The common problem between all RTS games is the fact that the goal in every game is exactly the same. You have to wipe out the enemy base to stop him from building more units. You have to wipe out all his peasants to halt his production. You have to eliminate him from the game in order to win. There is a singular task to complete, and in most games there is an obviously best way in which to complete it. Build these things in this order and then focus your concentration more efficiently than your opponent.

Some games have found limited success in specializing the player's race/nation. Starcraft has 3 races and 3 distinct build orders. Rise of Nations has dozens of nations and each nation has unique bonuses. One race has an abundance of gold, another race has extra fast peasants, while another can build swordsmen 10% cheaper. These specializations change the build order for that nation, which allows players to play to their strengths. While somewhat effective, these solutions still do not address the source of the problem. You're just making 1 build order multiplied by each faction in the game.

Instead of addressing the symptoms of the problem, you have to address the source of the problem. The player needs more ways to win the game. Taking an idea from another genre, what if the player could win via cultural victory? A cultural player's focus would be on expanding territory and building defensive structures. Military units would be important, but not to the same degree as a conqueror. The player would be relying primarily on walls and other buildings as their defense. His offense would be building and holding new bases, or sending units into enemy territory to subvert enemy units and buildings. Feasibly, he could take over the enemy without firing a single shot by properly expanding and defending.
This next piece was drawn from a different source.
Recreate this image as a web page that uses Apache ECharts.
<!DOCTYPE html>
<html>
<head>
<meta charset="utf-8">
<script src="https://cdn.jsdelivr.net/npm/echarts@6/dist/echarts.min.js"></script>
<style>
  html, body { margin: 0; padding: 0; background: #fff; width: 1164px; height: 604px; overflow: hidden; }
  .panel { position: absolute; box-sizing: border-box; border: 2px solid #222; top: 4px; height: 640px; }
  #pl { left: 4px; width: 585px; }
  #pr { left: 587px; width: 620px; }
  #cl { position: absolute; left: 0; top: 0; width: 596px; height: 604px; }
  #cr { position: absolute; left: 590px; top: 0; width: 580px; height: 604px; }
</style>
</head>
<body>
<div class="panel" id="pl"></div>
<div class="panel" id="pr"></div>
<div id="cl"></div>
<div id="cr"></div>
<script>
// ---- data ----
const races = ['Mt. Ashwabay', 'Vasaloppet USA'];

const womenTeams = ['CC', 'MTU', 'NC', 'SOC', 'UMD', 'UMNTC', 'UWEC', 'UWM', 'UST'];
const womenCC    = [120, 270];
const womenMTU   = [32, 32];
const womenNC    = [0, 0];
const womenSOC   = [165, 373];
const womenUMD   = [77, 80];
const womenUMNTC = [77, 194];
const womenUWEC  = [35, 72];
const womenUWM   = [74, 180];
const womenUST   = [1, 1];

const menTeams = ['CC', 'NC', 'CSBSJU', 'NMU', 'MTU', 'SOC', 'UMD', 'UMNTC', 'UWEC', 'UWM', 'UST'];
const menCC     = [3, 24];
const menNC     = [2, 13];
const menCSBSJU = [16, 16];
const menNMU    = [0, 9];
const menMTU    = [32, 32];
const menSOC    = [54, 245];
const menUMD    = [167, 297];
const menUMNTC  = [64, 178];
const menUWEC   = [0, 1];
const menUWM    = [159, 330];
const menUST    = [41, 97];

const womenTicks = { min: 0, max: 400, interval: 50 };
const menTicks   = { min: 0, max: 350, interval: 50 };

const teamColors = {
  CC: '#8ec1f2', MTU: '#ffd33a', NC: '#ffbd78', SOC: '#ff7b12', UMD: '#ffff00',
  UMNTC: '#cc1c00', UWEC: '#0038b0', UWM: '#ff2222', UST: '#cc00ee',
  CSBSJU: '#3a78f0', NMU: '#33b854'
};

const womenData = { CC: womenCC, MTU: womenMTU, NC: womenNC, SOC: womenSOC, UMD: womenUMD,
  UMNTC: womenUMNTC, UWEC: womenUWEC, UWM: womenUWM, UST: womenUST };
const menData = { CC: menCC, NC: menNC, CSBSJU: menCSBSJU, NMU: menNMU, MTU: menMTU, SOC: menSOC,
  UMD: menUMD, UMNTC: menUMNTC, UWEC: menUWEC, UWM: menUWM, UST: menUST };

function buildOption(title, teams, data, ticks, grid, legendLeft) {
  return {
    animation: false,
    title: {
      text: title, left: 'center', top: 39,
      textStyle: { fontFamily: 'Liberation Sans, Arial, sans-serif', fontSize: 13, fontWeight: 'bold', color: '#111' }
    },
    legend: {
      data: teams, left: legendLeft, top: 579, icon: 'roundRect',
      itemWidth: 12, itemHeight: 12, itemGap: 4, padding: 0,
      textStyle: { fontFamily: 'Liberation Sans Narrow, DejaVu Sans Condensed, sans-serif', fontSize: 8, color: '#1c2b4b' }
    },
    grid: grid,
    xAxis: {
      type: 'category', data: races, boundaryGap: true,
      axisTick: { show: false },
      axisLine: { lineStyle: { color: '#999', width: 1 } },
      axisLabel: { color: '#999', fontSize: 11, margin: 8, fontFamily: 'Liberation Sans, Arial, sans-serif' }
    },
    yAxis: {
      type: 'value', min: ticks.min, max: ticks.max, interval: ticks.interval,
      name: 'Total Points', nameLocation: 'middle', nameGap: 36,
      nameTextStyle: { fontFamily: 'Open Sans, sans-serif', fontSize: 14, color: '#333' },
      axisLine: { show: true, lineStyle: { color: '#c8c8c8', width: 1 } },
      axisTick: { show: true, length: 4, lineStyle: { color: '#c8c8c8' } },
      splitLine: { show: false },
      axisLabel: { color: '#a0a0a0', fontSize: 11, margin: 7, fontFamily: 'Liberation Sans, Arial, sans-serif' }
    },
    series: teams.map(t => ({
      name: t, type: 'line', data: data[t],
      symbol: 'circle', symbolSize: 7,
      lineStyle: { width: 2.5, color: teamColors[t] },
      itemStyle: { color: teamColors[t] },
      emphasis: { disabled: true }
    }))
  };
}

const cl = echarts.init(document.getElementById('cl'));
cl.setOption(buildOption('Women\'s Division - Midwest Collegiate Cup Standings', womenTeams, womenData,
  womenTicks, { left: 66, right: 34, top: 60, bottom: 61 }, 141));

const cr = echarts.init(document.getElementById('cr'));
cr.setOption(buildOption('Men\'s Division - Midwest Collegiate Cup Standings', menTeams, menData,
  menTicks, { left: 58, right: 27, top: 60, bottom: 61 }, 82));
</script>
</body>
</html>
Adding distinct victory conditions creates distinct modes of play. Perhaps there is a build order for a cultural victory that is the most efficient vs. another cultural player. But how does that same build order fare against a conqueror? What if your opponent is attempting another type of victory? The more different victory conditions in the game, the less likely a single strategy will be the best one.
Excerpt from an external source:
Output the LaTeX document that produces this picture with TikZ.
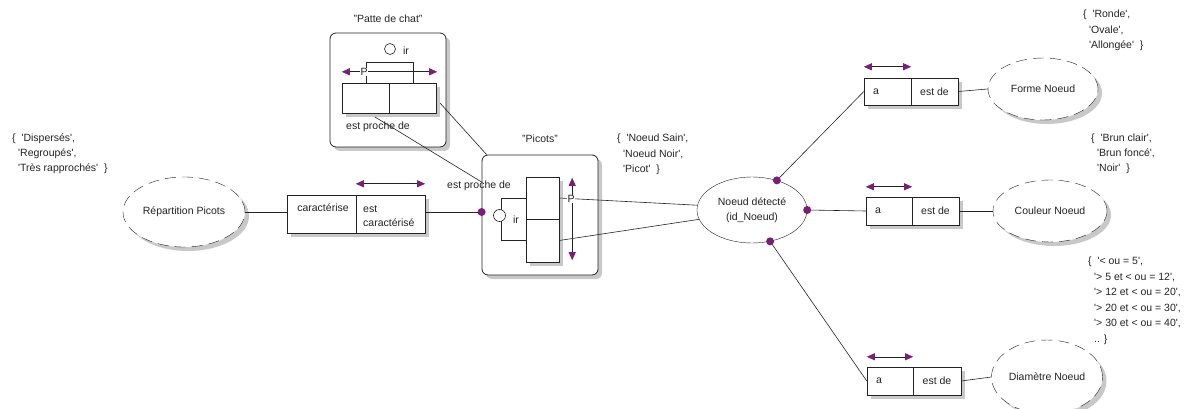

Real time strategy games still have room to innovate. The old base building strategy has been used since the original Warcraft came out. What if players could play as a nomadic tribe? There would be no base building because the base would constantly be moving. Your units would also be your buildings in a way. The strategy of a nomadic tribe would be to constantly stay on the move and use hit and run tactics. Perhaps their victory condition would be to achieve a certain size or just remain alive for a set time period. The traditional strategy would not work against nomads. They would probably have more units early in the game than a traditional player. They could have a unit that doesn't deal damage but just steals resources from peasants and brings it back to camp. By the time you can build an army, you don't know where to send them. It could be an interesting game. You could also have a faction that lives primarily underground. They only come to the surface to harvest resources and do some light raiding. Their goal could be to dig a giant sinkhole under your base and destroy it, while a traditional player would have to find caves and tunnels and burn them out from underground to the surface where they could be attacked.

Conclusion

Real time strategy games have been the same for so long, a well implemented game that expanded the scope of the genre would be very well received. The problem is that "new" games are risky. Big budget developers know that they can make consistent money by pushing the same games to market over and over again with new graphics. Why spend millions of dollars on something untested? That's where aspiring young developers have an advantage. They don't have assets to protect or shareholders to please. Make a game that no one has ever seen before, and they'll fall all over themselves to play it. But in order to do that, you need to address the source of the problem. You can only dance around the main issue for so long, and apply so many band-aids. Eventually real time strategy games are going to have to change.